Se le puso rojo el cuello, y después, la cara de pan. Schwarz comenzó a tragar saliva como un poseso.

—Pero no fue así —prosiguió ella—. Usted solo era mano de obra barata, útil para ella. —La expresión de la cara del muchacho le dijo que había tocado un punto flaco—. Hábleme del sábado por la noche —pidió—. Estuvo usted en casa de Esther Schmitt. ¿Se acostó con ella?

Matthias Schwarz daba la impresión de estar a punto de reventar. Se frotó las manos en los vaqueros.

—No —respondió en un susurro—, dijo que no podía, que Pauly acababa de morir. Que necesitaba tiempo. Que teníamos que ir despacio.

—Así que le dio esperanzas. —Pia enarcó las cejas—. Y usted, ¿lo aceptó?

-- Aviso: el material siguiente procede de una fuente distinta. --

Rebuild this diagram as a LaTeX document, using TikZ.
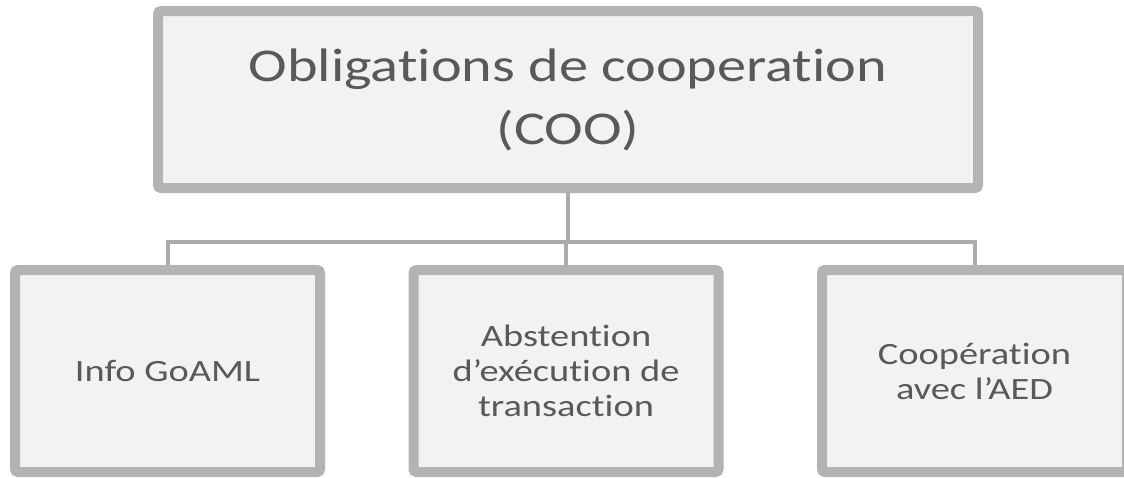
\documentclass[tikz,border=0pt]{standalone}
\usepackage{fontspec}
\setmainfont{Carlito}[FakeStretch=1.24, Ligatures=NoCommon]
\usepackage{xcolor}
\usepackage{tikz}
\definecolor{boxgray}{HTML}{B3B3B3}
\definecolor{boxfill}{HTML}{F2F2F2}
\definecolor{txtgray}{HTML}{595959}
\definecolor{linegray}{HTML}{ABABAB}

\begin{document}
\begin{tikzpicture}
  [x=1pt, y=-1pt,
    box/.style={draw=boxgray, fill=boxfill, line width=10pt,
      rounded corners=3pt, align=center, text=txtgray, inner sep=0pt},
    topbox/.style={box, minimum width=820pt, minimum height=177pt,
      font=\fontsize{47}{63}\selectfont},
    subbox/.style={box, minimum width=305pt, minimum height=202pt,
      font=\fontsize{31}{35}\selectfont},
    ln/.style={draw=linegray, line width=4pt}
  ]
  \useasboundingbox (0,0) rectangle (1124,477);

  \node (top) at (568,99.5) [topbox] {Obligations de cooperation\\(COO)};

  \node (b1) at (167.5,371) [subbox] {Info GoAML};
  \node (b2) at (566,371)   [subbox] {Abstention\\d’exécution de\\transaction};
  \node (b3) at (974.5,371) [subbox] {Coopération\\avec l’AED};

  \coordinate (bus) at (568,242);

  \draw [ln] (top.south) -- (bus);
  \draw [ln] (b1.north) |- (bus) -| (b3.north);
  \draw [ln] (bus) -| (b2.north);
\end{tikzpicture}
\end{document}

Schwarz no contestó. En su interior bullía una mezcla de incomprensión, duda e ira. Su lealtad incondicional a la idolatrada vecina se desvanecía.

—Me llamó por la noche, sobre las once —contó con voz ahogada—. Me pidió que la fuera a buscar al restaurante. Lloraba. La llevé a casa, y allí me abrazó y me dijo que me quedara, que tenía miedo de estar sola. Se metió en la cama y yo me tuve que acostar en el sofá. —Se interrumpió, luchaba consigo mismo—. Yo no podía dormir. Pensaba en qué podía hacer para que ella… ya sabe. Luego ella se levantó y se acercó para ver si yo dormía. Yo no me moví. Después bajó, y de repente empezó a oler a humo. Luego subió, me zarandeó y gritó que había fuego.

Pia esperó pacientemente a que siguiera hablando.

—Cuando estábamos fuera, en el patio, Esther de repente se puso como loca.

Porque recordó la valiosa lata de comida para perros de la nevera, razón por la cual pidió al hijo de sus vecinos que entrara por ella, y de ahí las quemaduras. A continuación, Esther Schmitt lo mandó a su casa y lo conminó a guardar silencio.

—¿Dónde estaban los perros y los demás animales? —quiso saber Pia.

Para entonces Schwarz era plenamente consciente de las estupideces que había cometido por amor y de que no tenía nada que hacer con Esther Schmitt. Sin que se lo preguntara, contó que el día anterior había llevado al Grünzeug varias cajas llenas de libros y ropa y todas las plantas del patio. Después trasladó a los perros a la guardería de una amiga de Esther. Con lo cual era evidente: el incendio había sido cosa de la propia Esther.

—Una última pregunta —dijo Pia cuando el hombre calló—. ¿Dónde estaba usted el martes por la noche cuando asesinaron a Pauly?

Schwarz tenía la mirada perdida, y Pia hubo de repetirle la pregunta dos veces antes de que levantara la cabeza despacio. Ella vio el profundo daño que le había producido averiguar la verdad sobre su amada.

—Viendo el fútbol —respondió con voz inexpresiva.